Brief:
Each line of the listing must be transcribed exactly, except for the images, which should be excluded.
· · · ·
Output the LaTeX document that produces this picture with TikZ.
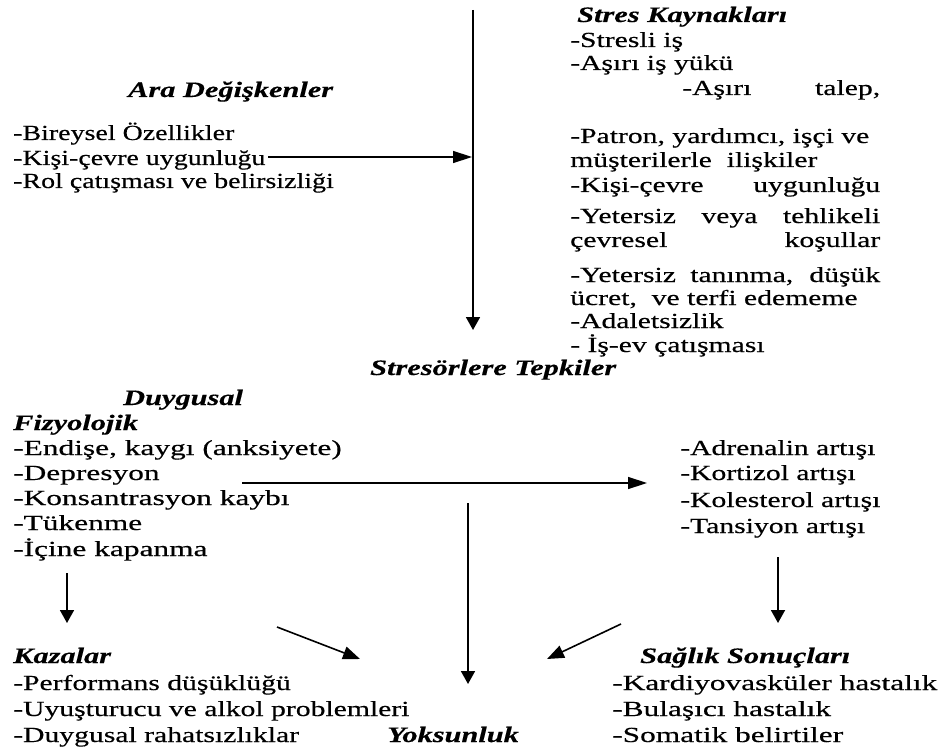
\documentclass[tikz,border=0pt]{standalone}
\usepackage{fontspec}
\setmainfont{Liberation Serif}[FakeStretch=1.38, FakeBold=0.4]
\newfontfamily\narrowserif{Liberation Serif}[FakeStretch=1.3, FakeBold=0.4]
\newfontfamily\wideserif{Liberation Serif}[FakeStretch=1.46, FakeBold=0.4]
\usetikzlibrary{arrows.meta}
\tikzset{
  txt/.style={inner sep=0pt, anchor=base west, font=\fontsize{21.5}{25}\selectfont},
  txtn/.style={txt, font=\fontsize{21.5}{25}\narrowserif},
  txtw/.style={txt, font=\fontsize{21.5}{25}\wideserif},
  hd/.style={inner sep=0pt, anchor=base west, font=\fontsize{22}{25}\selectfont\bfseries\itshape},
  arrV/.style={line width=1.8pt, -{Triangle[length=13pt,width=14pt]}},
  arrH/.style={line width=1.4pt, -{Triangle[length=19pt,width=12pt]}},
  arrD/.style={line width=1.6pt, -{Triangle[length=17pt,width=13pt]}},
}
\begin{document}
\begin{tikzpicture}[x=1pt,y=-1pt]
\useasboundingbox (0,0) rectangle (942,754);
\fill[white] (0,0) rectangle (942,754);
% ---- top left
\node[hd]   (ara) at (128,97) {Ara Değişkenler};
\node[txtn] (al1) at (13,140) {-Bireysel Özellikler};
\node[txtn] (al2) at (13,165) {-Kişi-çevre uygunluğu};
\node[txtn] (al3) at (13,188) {-Rol çatışması ve belirsizliği};
% ---- top right
\node[hd]  (sk)  at (577,22) {Stres Kaynakları};
\node[txt] (s1)  at (570,47) {-Stresli iş};
\node[txt] (s2)  at (570,70) {-Aşırı iş yükü};
\node[txt] (s3)  at (682,95) {\makebox[198pt][s]{-Aşırı talep,}};
\node[txt] (s4)  at (570,143) {-Patron, yardımcı, işçi ve};
\node[txt] (s5)  at (570,167) {müşterilerle\ \ ilişkiler};
\node[txt] (s6)  at (570,192) {\makebox[310pt][s]{-Kişi-çevre uygunluğu}};
\node[txt] (s7)  at (570,223) {\makebox[310pt][s]{-Yetersiz veya tehlikeli}};
\node[txt] (s8)  at (570,247) {\makebox[310pt][s]{çevresel koşullar}};
\node[txt] (s9)  at (570,282) {\makebox[310pt][s]{-Yetersiz tanınma, düşük}};
\node[txt] (s10) at (570,305) {ücret,\ \ ve terfi edememe};
\node[txt] (s11) at (570,328) {-Adaletsizlik};
\node[txt] (s12) at (570,352) {- İş-ev çatışması};
% ---- middle
\node[hd]   (st)  at (370,375) {Stresörlere Tepkiler};
\node[hd]   (dy)  at (123,405) {Duygusal};
\node[hd]   (fz)  at (13,430) {Fizyolojik};
\node[txtw] (d1)  at (13,455) {-Endişe, kaygı (anksiyete)};
\node[txtw] (d2)  at (13,480) {-Depresyon};
\node[txtw] (d3)  at (13,505) {-Konsantrasyon kaybı};
\node[txtw] (d4)  at (13,530) {-Tükenme};
\node[txtw] (d5)  at (13,556) {-İçine kapanma};
\node[txt]  (f1)  at (680,455) {-Adrenalin artışı};
\node[txt]  (f2)  at (680,480) {-Kortizol artışı};
\node[txt]  (f3)  at (680,507) {-Kolesterol artışı};
\node[txt]  (f4)  at (680,533) {-Tansiyon artışı};
% ---- bottom
\node[hd]  (kz)  at (13,663) {Kazalar};
\node[txt] (k1)  at (13,690) {-Performans düşüklüğü};
\node[txt] (k2)  at (13,716) {-Uyuşturucu ve alkol problemleri};
\node[txt] (k3)  at (13,742) {-Duygusal rahatsızlıklar};
\node[hd]  (yk)  at (387,742) {Yoksunluk};
\node[hd]  (ss)  at (640,663) {Sağlık Sonuçları};
\node[txtw] (h1) at (612,690) {-Kardiyovasküler hastalık};
\node[txtw] (h2) at (612,716) {-Bulaşıcı hastalık};
\node[txtw] (h3) at (612,742) {-Somatik belirtiler};
% ---- arrow end points
\coordinate (t0) at (473,10);   \coordinate (t1) at (473,330);
\coordinate (a0) at (268,157);  \coordinate (a1) at (472,157);
\coordinate (h0) at (242,483);  \coordinate (h1e) at (647,483);
\coordinate (c0) at (468,503);  \coordinate (c1) at (468,684);
\coordinate (l0) at (67,573);   \coordinate (l1) at (67,623);
\coordinate (r0) at (778,557);  \coordinate (r1) at (778,623);
\coordinate (dl0) at (277,627); \coordinate (dl1) at (360,659);
\coordinate (dr0) at (621,624); \coordinate (dr1) at (547,659);
\draw[arrV] (t0) -- (t1);
\draw[arrH] (a0) -- (a1);
\draw[arrH] (h0) -- (h1e);
\draw[arrV] (c0) -- (c1);
\draw[arrV] (l0) -- (l1);
\draw[arrV] (r0) -- (r1);
\draw[arrD] (dl0) -- (dl1);
\draw[arrD] (dr0) -- (dr1);
\end{tikzpicture}
\end{document}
· · · ·
Output:
Output the LaTeX document that produces this picture with TikZ.
\documentclass[tikz,border=0pt]{standalone}
\usepackage{fontspec}
\setmainfont{Liberation Serif}[FakeStretch=1.38, FakeBold=0.4]
\newfontfamily\narrowserif{Liberation Serif}[FakeStretch=1.3, FakeBold=0.4]
\newfontfamily\wideserif{Liberation Serif}[FakeStretch=1.46, FakeBold=0.4]
\usetikzlibrary{arrows.meta}
\tikzset{
  txt/.style={inner sep=0pt, anchor=base west, font=\fontsize{21.5}{25}\selectfont},
  txtn/.style={txt, font=\fontsize{21.5}{25}\narrowserif},
  txtw/.style={txt, font=\fontsize{21.5}{25}\wideserif},
  hd/.style={inner sep=0pt, anchor=base west, font=\fontsize{22}{25}\selectfont\bfseries\itshape},
  arrV/.style={line width=1.8pt, -{Triangle[length=13pt,width=14pt]}},
  arrH/.style={line width=1.4pt, -{Triangle[length=19pt,width=12pt]}},
  arrD/.style={line width=1.6pt, -{Triangle[length=17pt,width=13pt]}},
}
\begin{document}
\begin{tikzpicture}[x=1pt,y=-1pt]
\useasboundingbox (0,0) rectangle (942,754);
\fill[white] (0,0) rectangle (942,754);
% ---- top left
\node[hd]   (ara) at (128,97) {Ara Değişkenler};
\node[txtn] (al1) at (13,140) {-Bireysel Özellikler};
\node[txtn] (al2) at (13,165) {-Kişi-çevre uygunluğu};
\node[txtn] (al3) at (13,188) {-Rol çatışması ve belirsizliği};
% ---- top right
\node[hd]  (sk)  at (577,22) {Stres Kaynakları};
\node[txt] (s1)  at (570,47) {-Stresli iş};
\node[txt] (s2)  at (570,70) {-Aşırı iş yükü};
\node[txt] (s3)  at (682,95) {\makebox[198pt][s]{-Aşırı talep,}};
\node[txt] (s4)  at (570,143) {-Patron, yardımcı, işçi ve};
\node[txt] (s5)  at (570,167) {müşterilerle\ \ ilişkiler};
\node[txt] (s6)  at (570,192) {\makebox[310pt][s]{-Kişi-çevre uygunluğu}};
\node[txt] (s7)  at (570,223) {\makebox[310pt][s]{-Yetersiz veya tehlikeli}};
\node[txt] (s8)  at (570,247) {\makebox[310pt][s]{çevresel koşullar}};
\node[txt] (s9)  at (570,282) {\makebox[310pt][s]{-Yetersiz tanınma, düşük}};
\node[txt] (s10) at (570,305) {ücret,\ \ ve terfi edememe};
\node[txt] (s11) at (570,328) {-Adaletsizlik};
\node[txt] (s12) at (570,352) {- İş-ev çatışması};
% ---- middle
\node[hd]   (st)  at (370,375) {Stresörlere Tepkiler};
\node[hd]   (dy)  at (123,405) {Duygusal};
\node[hd]   (fz)  at (13,430) {Fizyolojik};
\node[txtw] (d1)  at (13,455) {-Endişe, kaygı (anksiyete)};
\node[txtw] (d2)  at (13,480) {-Depresyon};
\node[txtw] (d3)  at (13,505) {-Konsantrasyon kaybı};
\node[txtw] (d4)  at (13,530) {-Tükenme};
\node[txtw] (d5)  at (13,556) {-İçine kapanma};
\node[txt]  (f1)  at (680,455) {-Adrenalin artışı};
\node[txt]  (f2)  at (680,480) {-Kortizol artışı};
\node[txt]  (f3)  at (680,507) {-Kolesterol artışı};
\node[txt]  (f4)  at (680,533) {-Tansiyon artışı};
% ---- bottom
\node[hd]  (kz)  at (13,663) {Kazalar};
\node[txt] (k1)  at (13,690) {-Performans düşüklüğü};
\node[txt] (k2)  at (13,716) {-Uyuşturucu ve alkol problemleri};
\node[txt] (k3)  at (13,742) {-Duygusal rahatsızlıklar};
\node[hd]  (yk)  at (387,742) {Yoksunluk};
\node[hd]  (ss)  at (640,663) {Sağlık Sonuçları};
\node[txtw] (h1) at (612,690) {-Kardiyovasküler hastalık};
\node[txtw] (h2) at (612,716) {-Bulaşıcı hastalık};
\node[txtw] (h3) at (612,742) {-Somatik belirtiler};
% ---- arrow end points
\coordinate (t0) at (473,10);   \coordinate (t1) at (473,330);
\coordinate (a0) at (268,157);  \coordinate (a1) at (472,157);
\coordinate (h0) at (242,483);  \coordinate (h1e) at (647,483);
\coordinate (c0) at (468,503);  \coordinate (c1) at (468,684);
\coordinate (l0) at (67,573);   \coordinate (l1) at (67,623);
\coordinate (r0) at (778,557);  \coordinate (r1) at (778,623);
\coordinate (dl0) at (277,627); \coordinate (dl1) at (360,659);
\coordinate (dr0) at (621,624); \coordinate (dr1) at (547,659);
\draw[arrV] (t0) -- (t1);
\draw[arrH] (a0) -- (a1);
\draw[arrH] (h0) -- (h1e);
\draw[arrV] (c0) -- (c1);
\draw[arrV] (l0) -- (l1);
\draw[arrV] (r0) -- (r1);
\draw[arrD] (dl0) -- (dl1);
\draw[arrD] (dr0) -- (dr1);
\end{tikzpicture}
\end{document}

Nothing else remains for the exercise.